• **Written instruction**
Begin with the first line of the material and copy each line word for word through the line that contains "import plotly.graph_objects as go"; the pictures are left out.
START Data segment
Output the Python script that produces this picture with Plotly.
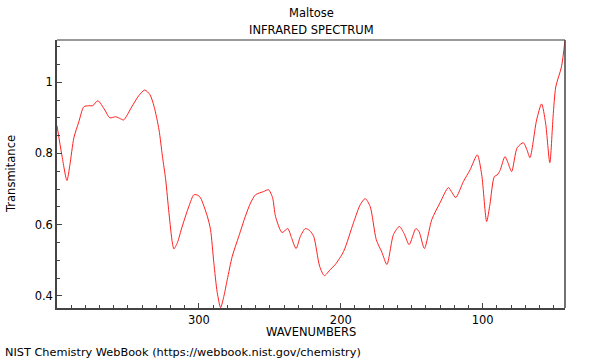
import plotly.graph_objects as go

wavenumber = [400.0, 396.6, 393.0, 390.9, 388.1, 384.6, 381.1, 377.6, 374.8, 371.2,
              366.3, 362.8, 358.6, 355.1, 353.0, 347.3, 342.4, 338.2, 334.5, 331.6,
              328.1, 325.7, 323.4, 321.1, 318.7, 317.6, 315.2, 311.7, 307.0, 303.5,
              300.5, 298.8, 294.1, 291.8, 289.5, 287.1, 284.7, 282.4, 280.0, 276.5,
              271.9, 267.2, 263.6, 260.1, 254.4,
              250.9, 248.1, 246.0, 241.4, 237.4, 234.8, 231.5, 228.5, 225.0, 222.1,
              219.1, 214.9, 211.6, 207.4, 203.9, 198.0, 191.0, 186.3, 182.8, 179.3,
              175.0, 171.0, 167.5, 162.9, 158.7, 155.4, 151.8, 147.1, 144.8, 141.1,
              135.9, 130.0, 124.2, 121.6, 119.0, 113.6, 108.9, 103.8, 100.7, 97.2,
              94.9, 91.8, 89.7, 87.8, 84.3, 82.2, 79.6, 75.7, 71.4, 68.8,
              66.7, 62.0, 58.5, 55.7, 52.7, 50.4, 48.5, 44.5, 42.0]
transmittance = [0.878, 0.796, 0.724, 0.768, 0.844, 0.889, 0.931, 0.934, 0.934, 0.948,
                 0.922, 0.900, 0.903, 0.897, 0.894, 0.931, 0.962, 0.978, 0.965, 0.932,
                 0.866, 0.792, 0.726, 0.633, 0.549, 0.532, 0.549, 0.596, 0.652, 0.684,
                 0.682, 0.675, 0.624, 0.586, 0.494, 0.410, 0.367, 0.399, 0.446, 0.511,
                 0.567, 0.624, 0.661, 0.684, 0.693,
                 0.698, 0.676, 0.623, 0.578, 0.589, 0.564, 0.533, 0.567, 0.589, 0.584,
                 0.567, 0.483, 0.457, 0.474, 0.488, 0.525, 0.606, 0.656, 0.673, 0.651,
                 0.558, 0.522, 0.488, 0.572, 0.595, 0.575, 0.544, 0.589, 0.580, 0.533,
                 0.614, 0.662, 0.704, 0.690, 0.676, 0.721, 0.754, 0.796, 0.740, 0.609,
                 0.657, 0.735, 0.740, 0.752, 0.791, 0.774, 0.749, 0.816, 0.830, 0.810,
                 0.788, 0.894, 0.939, 0.886, 0.774, 0.903, 0.987, 1.043, 1.118]

x_tick_vals = [300, 200, 100]
y_tick_vals = [0.4, 0.6, 0.8, 1.0]
y_tick_text = ["0.4", "0.6", "0.8", "1"]

FONT = "DejaVu Sans"

fig = go.Figure()
fig.add_trace(go.Scatter(x=wavenumber, y=transmittance, mode="lines",
                         line=dict(color="#ff2020", width=1, shape="spline", smoothing=0.7),
                         hoverinfo="x+y", showlegend=False))

fig.update_layout(
    width=600, height=360,
    margin=dict(l=57, r=35, t=40, b=52),
    paper_bgcolor="white", plot_bgcolor="white",
    font=dict(family=FONT, size=11.5, color="black"),
    xaxis=dict(range=[400, 42], tickvals=x_tick_vals, ticks="inside", ticklen=5,
               tickcolor="#444", showline=True, linecolor="#444", linewidth=1.5,
               showgrid=False, zeroline=False,
               minor=dict(dtick=10, tick0=0, ticks="inside", ticklen=3, tickcolor="#444")),
    yaxis=dict(range=[0.366, 1.1185], tickvals=y_tick_vals, ticktext=y_tick_text,
               ticks="inside", ticklen=5, tickcolor="#444", showline=True,
               linecolor="#444", linewidth=1.5, showgrid=False, zeroline=False,
               minor=dict(dtick=0.05, tick0=0, ticks="inside", ticklen=3, tickcolor="#444")),
    shapes=[
        dict(type="line", xref="paper", yref="paper", x0=0, x1=1, y0=1, y1=1,
             line=dict(color="#999", width=2)),
        dict(type="line", xref="paper", yref="paper", x0=1, x1=1, y0=0, y1=1,
             line=dict(color="#444", width=1.5)),
    ],
    annotations=[
        dict(text="Maltose", xref="paper", yref="paper", x=0.5, y=1, yshift=27,
             showarrow=False, xanchor="center", yanchor="middle"),
        dict(text="INFRARED SPECTRUM", xref="paper", yref="paper", x=0.5, y=1, yshift=10,
             showarrow=False, xanchor="center", yanchor="middle"),
        dict(text="WAVENUMBERS", xref="paper", yref="paper", x=0.5, y=0, yshift=-24,
             showarrow=False, xanchor="center", yanchor="middle"),
        dict(text="Transmitance", xref="paper", yref="paper", x=0, xshift=-46, y=0.5,
             textangle=-90, showarrow=False, xanchor="center", yanchor="middle"),
        dict(text="NIST Chemistry WebBook (https://webbook.nist.gov/chemistry)",
             xref="paper", yref="paper", x=0, xshift=-54, y=0, yshift=-44,
             showarrow=False, xanchor="left", yanchor="middle", font=dict(size=11.3)),
    ],
)

fig.write_html("out.html", config={"displayModeBar": False},
               post_script="document.body.style.margin='0';")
END Data segment
• **Final answer**
Output the Python script that produces this picture with Plotly.
import plotly.graph_objects as go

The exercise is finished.